Each time my mother goes to visit, she reads the book with a blank expression then shuts it slowly and replaces it. She is all cried out.

*

I’m talking about how the landline has changed; I’m talking about how it’s morphed into an instrument of dread. All the personal, informal calls, all the calls you look forward to getting, nowadays, all those calls come to your mobile. These days, the only time the landline rings, it’s a telemarketer with exciting information about the thousands in PPI repayments you’re owed … or it’s someone official with a tone soaked in the sympathetic politeness only bad news can bring.

After ordering the ambulance, there is nothing to do but wait. What if she’s fallen and shattered her hip? What if she’s suffered a massive cardiac arrest? Should I tell my parents, thousands of miles away across the Atlantic? Ruin the only break they get from all this? Or wait till they come home and give them the news as I help with their bags, watching their suntans fade to white? That choice is no choice. I will have to tell them immediately, and I can already hear my mother’s distraught voice cracking over the long-distance line. With my grandmother’s clear and present deterioration, they know, have known for a while, that it is only a matter of time. Yet already knowing will not make it any easier.

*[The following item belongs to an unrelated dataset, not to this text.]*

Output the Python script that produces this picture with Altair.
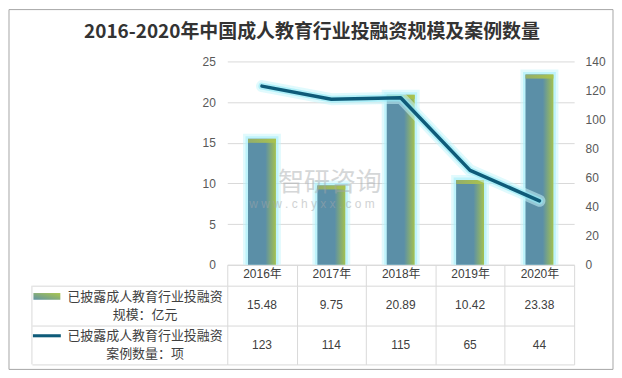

The digital clock reads 4:28. The emergency services lady took my number and told me they would call back as soon as they had any news, but I cannot stand the waiting. Can’t stand it. I snatch up the phone to call a taxi and as I do so it shrills itself into life.

My mouth is so dry I can barely force out a questioning hello.

It’s the same lady, the lady from before. Her voice sympathetic as honey, she informs me that the ambulance team has arrived, that my grandmother seems unharmed, that she is denying ever pressing the alarm buzzer at all.

I’m talking about relief.

I’m talking about how it can only ever be temporary.

I’m talking about how if it’s not this phone call, it could be the next.